For graduating grad students, 'an opportunity to magnify our blessings'. Herald, 5-17-14

June 10, 2014

For graduating grad students, 'an opportunity to magnify our blessings'

Saturday, May 17, 2014 10:46 PM EDT
NEW BRITAIN — About 350 graduate students from CCSU’s School of Graduate Studies walked into Detrick Gymnasium Thursday night to the cheers and waves of 2,000 proud parents and friends.

“I declare these graduate commencement exercises open,” said Glynis Fitzgerald, Dean of Graduate Studies.

The degrees being conferred included Doctor of Education, sixth-year certificates, and masters of Arts, Teaching and Science.

CCSU President Jack Miller offered the introduction, noting that this year is CCSU’s 165th year in higher education, making it the first and oldest public institution of higher education in Connecticut. It is also the 59th year of the graduate studies program.
In his invocation, Rabbi Andrew Hechtman, a 2014 graduate with a Master’s degree in Marriage and Family Therapy, told fellow graduates to be open to possibilities.

“By our commitment to higher education we took the opportunity to magnify our blessings,” said Hechtman.

Richard Balducci, a member of the Board of Regents for Higher Education, brought greetings. He wisely pointed out that while the graduates were excited to be done, “You should all be incredibly proud of your achievements.”

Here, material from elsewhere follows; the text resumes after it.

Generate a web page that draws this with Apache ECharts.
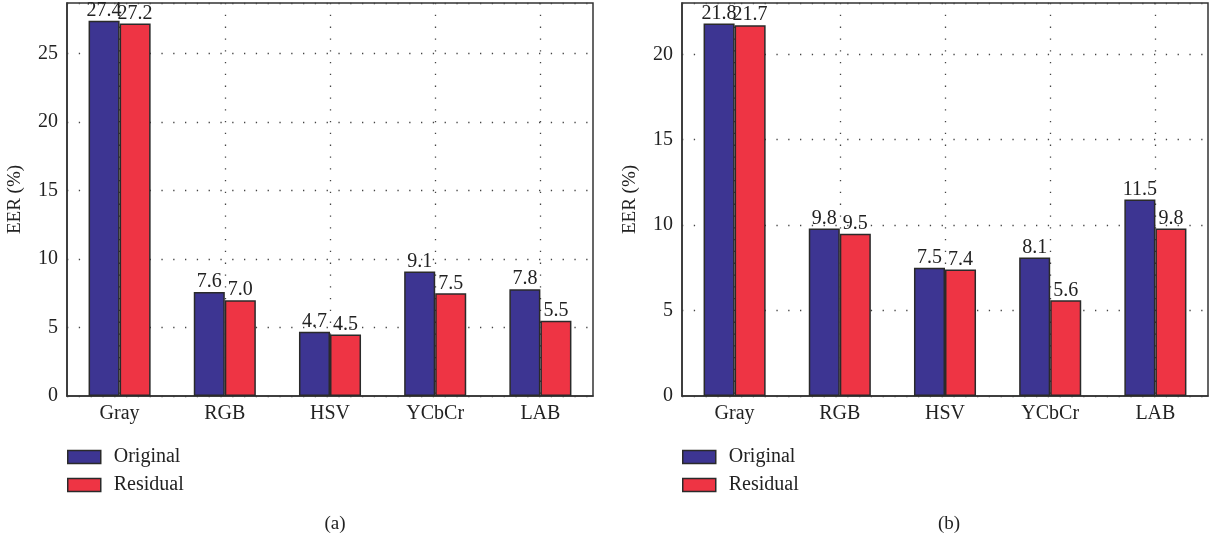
<!DOCTYPE html>
<html>
<head>
<meta charset="utf-8">
<script src="https://cdn.jsdelivr.net/npm/echarts@6/dist/echarts.min.js"></script>
<style>
  html, body { margin: 0; padding: 0; background: #fff; }
  #chart { width: 1213px; height: 540px; }
</style>
</head>
<body>
<div id="chart"></div>
<script>
// 数据
const categories = ["Gray", "RGB", "HSV", "YCbCr", "LAB"];
const seriesNames = ["Original", "Residual"];
const originalA = [27.4, 7.6, 4.7, 9.1, 7.8];
const residualA = [27.2, 7.0, 4.5, 7.5, 5.5];
const originalB = [21.8, 9.8, 7.5, 8.1, 11.5];
const residualB = [21.7, 9.5, 7.4, 5.6, 9.8];
// hidden axis positions so the vertical dotted lines go through category centres
const centreSlots = ["", "", "", "", "", "", "", "", "", "", ""];

const FONT = "Liberation Serif";
const BLUE = "#3d3592";
const RED = "#ee3444";
const INK = "#222";

const chart = echarts.init(document.getElementById("chart"));

const dotted = { color: "#444", width: 1.3, type: [1.3, 10.5] };

const makeGrid = (left) => ({
  left: left, top: 3, width: 526, height: 393,
  show: true, borderColor: "#333", borderWidth: 1.5
});

const makeCatAxis = (gridIndex) => ({
  type: "category",
  gridIndex: gridIndex,
  data: categories,
  axisLine: { lineStyle: { color: "#333", width: 1.5 } },
  axisTick: { show: false },
  axisLabel: { color: INK, fontFamily: FONT, fontSize: 20, margin: 8 },
  splitLine: { show: false }
});

const makeCentreAxis = (gridIndex) => ({
  type: "category",
  gridIndex: gridIndex,
  data: centreSlots,
  boundaryGap: false,
  axisLine: { show: false },
  axisTick: { show: false },
  axisLabel: { show: false },
  splitLine: {
    show: true,
    interval: (index) => index % 2 === 1,
    lineStyle: dotted
  }
});

const makeValAxis = (gridIndex, max) => ({
  type: "value",
  gridIndex: gridIndex,
  min: 0,
  max: max,
  interval: 5,
  name: "EER (%)",
  nameLocation: "middle",
  nameGap: 42,
  nameTextStyle: { color: INK, fontFamily: FONT, fontSize: 19 },
  axisLine: { show: true, lineStyle: { color: "#333", width: 1.5 } },
  axisTick: { show: false },
  axisLabel: {
    color: INK, fontFamily: FONT, fontSize: 20, margin: 9,
    showMaxLabel: false
  },
  splitLine: {
    show: true,
    lineStyle: dotted
  }
});

const makeBar = (name, data, color, idx) => ({
  name: name,
  type: "bar",
  xAxisIndex: idx,
  yAxisIndex: idx,
  data: data,
  barGap: "0%",
  barCategoryGap: "41%",
  itemStyle: { color: color, borderColor: "#2a2a2a", borderWidth: 1.5 },
  label: {
    show: true,
    position: "top",
    distance: 0,
    color: INK,
    fontFamily: FONT,
    fontSize: 20,
    formatter: (p) => p.value.toFixed(1)
  }
});

const makeLegend = (left) => ({
  left: left,
  top: 446,
  padding: 0,
  orient: "vertical",
  icon: "rect",
  itemWidth: 33,
  itemHeight: 13,
  itemGap: 6,
  data: seriesNames,
  itemStyle: { borderColor: "#2a2a2a", borderWidth: 1.5 },
  textStyle: { color: INK, fontFamily: FONT, fontSize: 20, padding: [0, 0, 0, 8], lineHeight: 22 }
});

const option = {
  animation: false,
  backgroundColor: "#fff",
  title: [
    { text: "(a)", left: 330, top: 510, textAlign: "center",
      textStyle: { color: INK, fontFamily: FONT, fontSize: 19, fontWeight: "normal" } },
    { text: "(b)", left: 944, top: 510, textAlign: "center",
      textStyle: { color: INK, fontFamily: FONT, fontSize: 19, fontWeight: "normal" } }
  ],
  legend: [makeLegend(67), makeLegend(682)],
  grid: [makeGrid(67), makeGrid(682)],
  xAxis: [makeCatAxis(0), makeCatAxis(1), makeCentreAxis(0), makeCentreAxis(1)],
  yAxis: [makeValAxis(0, 28.7), makeValAxis(1, 23)],
  series: [
    makeBar("Original", originalA, BLUE, 0),
    makeBar("Residual", residualA, RED, 0),
    makeBar("Original", originalB, BLUE, 1),
    makeBar("Residual", residualB, RED, 1)
  ]
};

chart.setOption(option);
</script>
</body>
</html>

And students expressed their pride. “I know that, here, I did something,” said Nathan Baird, president of the Graduate Student Association. His favorite quote by Elbert Hubbard — “To avoid criticism, do nothing, say nothing, be nothing” — played a large part in his remarks. Baird spoke of how he once had been a quiet and shy person, but that his family, friends and mentors had encouraged him not to hold anything back.

“Because you did something, you are someone,” said Baird.

Outside, before the ceremony began, the graduates waited in groups. These groups were made up of people that they had become close friends with over the years.

“I loved it. I met some really incredible people,” said Jacqueline Garland, who received a Master’s degree in Student Development in Higher Education. According to Garland, her degree will allow her to get a career as a college administrator and she has already had a few interviews.

The program was suggested to her by a mentor at UConn where she first received a bachelor’s degree in psychology and sociology.

“It’s kind of terrifying, but exciting. It’s bittersweet,” said Garland.